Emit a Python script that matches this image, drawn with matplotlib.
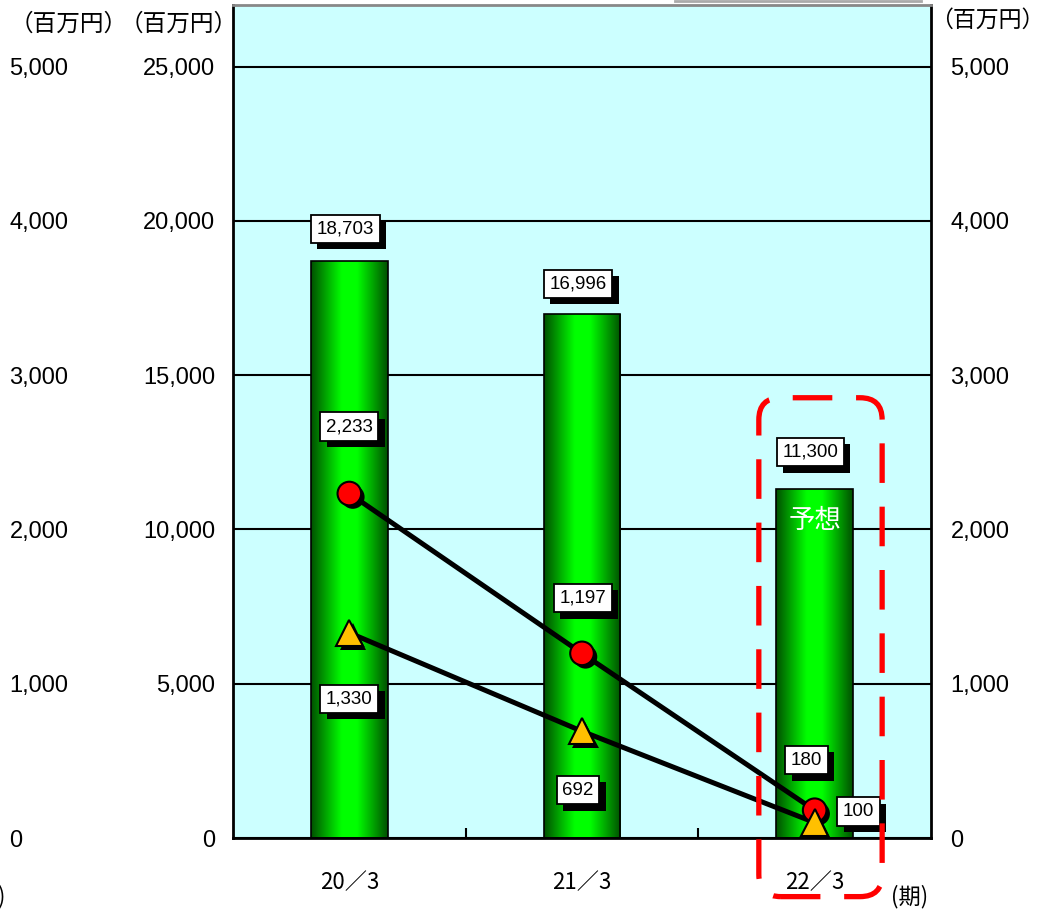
import numpy as np
import matplotlib.pyplot as plt
import matplotlib.patheffects as pe
from matplotlib.colors import LinearSegmentedColormap
from matplotlib.patches import FancyBboxPatch
from matplotlib.transforms import IdentityTransform

plt.rcParams['font.family'] = ['Liberation Sans', 'Noto Sans CJK JP', 'DejaVu Sans']
CJK = ['Noto Sans CJK JP', 'DejaVu Sans']

# ------ Data ------
periods = ['20／3', '21／3', '22／3']
sales = [18703, 16996, 11300]          # bars, left axis (百万円)
ordinary = [2233, 1197, 180]           # red circles, secondary axis
net = [1330, 692, 100]                 # triangles, secondary axis

W, H, DPI = 1057, 913, 100
fig = plt.figure(figsize=(W / DPI, H / DPI), dpi=DPI)
ax = fig.add_axes([233 / W, 75 / H, 698 / W, 833 / H])
ax.set_facecolor('#CCFFFF')

x = np.arange(len(periods))
ax.set_xlim(-0.5, 2.5)
ax.set_ylim(0, 27000)

# grid lines
ax.set_yticks(range(0, 25001, 5000))
ax.set_yticklabels([f'{v:,}' for v in range(0, 25001, 5000)])
ax.yaxis.grid(True, color='black', linewidth=1.5)
ax.set_axisbelow(True)
ax.tick_params(axis='y', length=0, pad=13, labelsize=17)

ax.set_xticks(x)
ax.set_xticklabels(periods, fontfamily=CJK)
ax.set_xticks([0.5, 1.5], minor=True)
ax.tick_params(axis='x', which='major', length=0, pad=24, labelsize=16)
ax.tick_params(axis='x', which='minor', direction='in', length=7, width=1.5, color='black')

for s in ['left', 'right', 'bottom']:
    ax.spines[s].set_linewidth(2)
ax.spines['top'].set_color('#888888')
ax.spines['top'].set_linewidth(2)

# ------ Bars with cylinder shading ------
cmap = LinearSegmentedColormap.from_list('cyl', ['#005000', '#00a800', '#00ff00', '#00ff00', '#00a800', '#005000'])
grad = np.linspace(0, 1, 256).reshape(1, -1)
bars = ax.bar(x, sales, width=0.33, color='none', edgecolor='black', linewidth=1.2, zorder=3)
for b in bars:
    im = ax.imshow(grad, cmap=cmap, aspect='auto', zorder=2.5,
                   extent=(b.get_x(), b.get_x() + b.get_width(), 0, b.get_height()))
    im.set_clip_path(b)

# ------ Secondary axes ------
ax2 = ax.twinx()
ax2.set_ylim(0, 5400)
ax2.set_yticks(range(0, 5001, 1000))
ax2.set_yticklabels([f'{v:,}' for v in range(0, 5001, 1000)])
ax2.tick_params(axis='y', length=0, pad=14, labelsize=17)
for s in ax2.spines.values():
    s.set_visible(False)

ax3 = ax.twinx()
ax3.set_ylim(0, 5400)
ax3.yaxis.tick_left()
ax3.set_yticks(range(0, 5001, 1000))
ax3.set_yticklabels([f'{v:,}' for v in range(0, 5001, 1000)], ha='left')
ax3.tick_params(axis='y', length=0, pad=161, labelsize=17)
for s in ax3.spines.values():
    s.set_visible(False)

shadow = [pe.SimplePatchShadow(offset=(2.5, -2.5), shadow_rgbFace='black', alpha=1), pe.Normal()]

ax2.plot(x, ordinary, color='black', linewidth=3.6, zorder=4)
ax2.plot(x, net, color='black', linewidth=3.6, zorder=4)
ax2.plot(x, ordinary, linestyle='none', marker='o', markersize=17, markerfacecolor='#FF0000',
         markeredgecolor='black', markeredgewidth=1.5, zorder=5, path_effects=shadow)
ax2.plot(x, net, linestyle='none', marker='^', markersize=19, markerfacecolor='#FFC000',
         markeredgecolor='black', markeredgewidth=1.5, zorder=6, path_effects=shadow)

# ------ Value boxes ------
def box(axis, xv, yv, txt, dx, dy):
    t = axis.annotate(txt, (xv, yv), xytext=(dx, dy), textcoords='offset pixels',
                      ha='center', va='center', fontsize=13.5, zorder=8,
                      bbox=dict(boxstyle='square,pad=0.3', fc='white', ec='black', lw=1.3))
    t.get_bbox_patch().set_path_effects(
        [pe.SimplePatchShadow(offset=(4.5, -4.5), shadow_rgbFace='black', alpha=1), pe.Normal()])

for xi, v, dy in zip(x, sales, [32, 30, 37]):
    box(ax, xi, v, f'{v:,}', -4, dy)
for xi, v, dx, dy in zip(x, ordinary, [0, 1, -8], [67, 55, 50]):
    box(ax2, xi, v, f'{v:,}', dx, dy)
for xi, v, dx, dy in zip(x, net, [0, -4, 44], [-66, -59, 11]):
    box(ax2, xi, v, f'{v:,}', dx, dy)

ax.text(2, 10300, '予想', color='white', fontsize=19, ha='center', va='center',
        zorder=4, fontfamily=CJK)

# ------ Dashed forecast frame ------
fig.canvas.draw()
p0 = ax.transData.transform((1.76, -1900))
p1 = ax.transData.transform((2.29, 14270))
frame = FancyBboxPatch((p0[0], p0[1]), p1[0] - p0[0], p1[1] - p0[1],
                       boxstyle='round,pad=0,rounding_size=22', fill=False,
                       edgecolor='#FF0000', linewidth=3.8, linestyle=(0, (7.5, 4.5)),
                       transform=IdentityTransform(), zorder=9, clip_on=False)
fig.patches.append(frame)

# ------ Unit labels ------
for xp, yp in [(10, 24), (120, 24)]:
    fig.text(xp / W, 1 - yp / H, '（百万円）', fontsize=17, va='center', ha='left', fontfamily=CJK)
fig.text(1044 / W, 1 - 20 / H, '（百万円）', fontsize=16.5, va='center', ha='right', fontfamily=CJK)
fig.text(891 / W, 1 - 897 / H, '(期)', fontsize=16, va='center', ha='left', fontfamily=CJK)
fig.text(-3 / W, 1 - 897 / H, ')', fontsize=16, va='center', ha='left', fontfamily=CJK)
fig.add_artist(plt.Line2D([675 / W, 921 / W], [1 - 1 / H, 1 - 1 / H], color='#aaaaaa', linewidth=2))

fig.savefig('out.png', dpi=DPI)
============================================================
● Set task
Your task is to repeat the material above exactly, without its pictures.

● Solution to the exercise
Emit a Python script that matches this image, drawn with matplotlib.
import numpy as np
import matplotlib.pyplot as plt
import matplotlib.patheffects as pe
from matplotlib.colors import LinearSegmentedColormap
from matplotlib.patches import FancyBboxPatch
from matplotlib.transforms import IdentityTransform

plt.rcParams['font.family'] = ['Liberation Sans', 'Noto Sans CJK JP', 'DejaVu Sans']
CJK = ['Noto Sans CJK JP', 'DejaVu Sans']

# ------ Data ------
periods = ['20／3', '21／3', '22／3']
sales = [18703, 16996, 11300]          # bars, left axis (百万円)
ordinary = [2233, 1197, 180]           # red circles, secondary axis
net = [1330, 692, 100]                 # triangles, secondary axis

W, H, DPI = 1057, 913, 100
fig = plt.figure(figsize=(W / DPI, H / DPI), dpi=DPI)
ax = fig.add_axes([233 / W, 75 / H, 698 / W, 833 / H])
ax.set_facecolor('#CCFFFF')

x = np.arange(len(periods))
ax.set_xlim(-0.5, 2.5)
ax.set_ylim(0, 27000)

# grid lines
ax.set_yticks(range(0, 25001, 5000))
ax.set_yticklabels([f'{v:,}' for v in range(0, 25001, 5000)])
ax.yaxis.grid(True, color='black', linewidth=1.5)
ax.set_axisbelow(True)
ax.tick_params(axis='y', length=0, pad=13, labelsize=17)

ax.set_xticks(x)
ax.set_xticklabels(periods, fontfamily=CJK)
ax.set_xticks([0.5, 1.5], minor=True)
ax.tick_params(axis='x', which='major', length=0, pad=24, labelsize=16)
ax.tick_params(axis='x', which='minor', direction='in', length=7, width=1.5, color='black')

for s in ['left', 'right', 'bottom']:
    ax.spines[s].set_linewidth(2)
ax.spines['top'].set_color('#888888')
ax.spines['top'].set_linewidth(2)

# ------ Bars with cylinder shading ------
cmap = LinearSegmentedColormap.from_list('cyl', ['#005000', '#00a800', '#00ff00', '#00ff00', '#00a800', '#005000'])
grad = np.linspace(0, 1, 256).reshape(1, -1)
bars = ax.bar(x, sales, width=0.33, color='none', edgecolor='black', linewidth=1.2, zorder=3)
for b in bars:
    im = ax.imshow(grad, cmap=cmap, aspect='auto', zorder=2.5,
                   extent=(b.get_x(), b.get_x() + b.get_width(), 0, b.get_height()))
    im.set_clip_path(b)

# ------ Secondary axes ------
ax2 = ax.twinx()
ax2.set_ylim(0, 5400)
ax2.set_yticks(range(0, 5001, 1000))
ax2.set_yticklabels([f'{v:,}' for v in range(0, 5001, 1000)])
ax2.tick_params(axis='y', length=0, pad=14, labelsize=17)
for s in ax2.spines.values():
    s.set_visible(False)

ax3 = ax.twinx()
ax3.set_ylim(0, 5400)
ax3.yaxis.tick_left()
ax3.set_yticks(range(0, 5001, 1000))
ax3.set_yticklabels([f'{v:,}' for v in range(0, 5001, 1000)], ha='left')
ax3.tick_params(axis='y', length=0, pad=161, labelsize=17)
for s in ax3.spines.values():
    s.set_visible(False)

shadow = [pe.SimplePatchShadow(offset=(2.5, -2.5), shadow_rgbFace='black', alpha=1), pe.Normal()]

ax2.plot(x, ordinary, color='black', linewidth=3.6, zorder=4)
ax2.plot(x, net, color='black', linewidth=3.6, zorder=4)
ax2.plot(x, ordinary, linestyle='none', marker='o', markersize=17, markerfacecolor='#FF0000',
         markeredgecolor='black', markeredgewidth=1.5, zorder=5, path_effects=shadow)
ax2.plot(x, net, linestyle='none', marker='^', markersize=19, markerfacecolor='#FFC000',
         markeredgecolor='black', markeredgewidth=1.5, zorder=6, path_effects=shadow)

# ------ Value boxes ------
def box(axis, xv, yv, txt, dx, dy):
    t = axis.annotate(txt, (xv, yv), xytext=(dx, dy), textcoords='offset pixels',
                      ha='center', va='center', fontsize=13.5, zorder=8,
                      bbox=dict(boxstyle='square,pad=0.3', fc='white', ec='black', lw=1.3))
    t.get_bbox_patch().set_path_effects(
        [pe.SimplePatchShadow(offset=(4.5, -4.5), shadow_rgbFace='black', alpha=1), pe.Normal()])

for xi, v, dy in zip(x, sales, [32, 30, 37]):
    box(ax, xi, v, f'{v:,}', -4, dy)
for xi, v, dx, dy in zip(x, ordinary, [0, 1, -8], [67, 55, 50]):
    box(ax2, xi, v, f'{v:,}', dx, dy)
for xi, v, dx, dy in zip(x, net, [0, -4, 44], [-66, -59, 11]):
    box(ax2, xi, v, f'{v:,}', dx, dy)

ax.text(2, 10300, '予想', color='white', fontsize=19, ha='center', va='center',
        zorder=4, fontfamily=CJK)

# ------ Dashed forecast frame ------
fig.canvas.draw()
p0 = ax.transData.transform((1.76, -1900))
p1 = ax.transData.transform((2.29, 14270))
frame = FancyBboxPatch((p0[0], p0[1]), p1[0] - p0[0], p1[1] - p0[1],
                       boxstyle='round,pad=0,rounding_size=22', fill=False,
                       edgecolor='#FF0000', linewidth=3.8, linestyle=(0, (7.5, 4.5)),
                       transform=IdentityTransform(), zorder=9, clip_on=False)
fig.patches.append(frame)

# ------ Unit labels ------
for xp, yp in [(10, 24), (120, 24)]:
    fig.text(xp / W, 1 - yp / H, '（百万円）', fontsize=17, va='center', ha='left', fontfamily=CJK)
fig.text(1044 / W, 1 - 20 / H, '（百万円）', fontsize=16.5, va='center', ha='right', fontfamily=CJK)
fig.text(891 / W, 1 - 897 / H, '(期)', fontsize=16, va='center', ha='left', fontfamily=CJK)
fig.text(-3 / W, 1 - 897 / H, ')', fontsize=16, va='center', ha='left', fontfamily=CJK)
fig.add_artist(plt.Line2D([675 / W, 921 / W], [1 - 1 / H, 1 - 1 / H], color='#aaaaaa', linewidth=2))

fig.savefig('out.png', dpi=DPI)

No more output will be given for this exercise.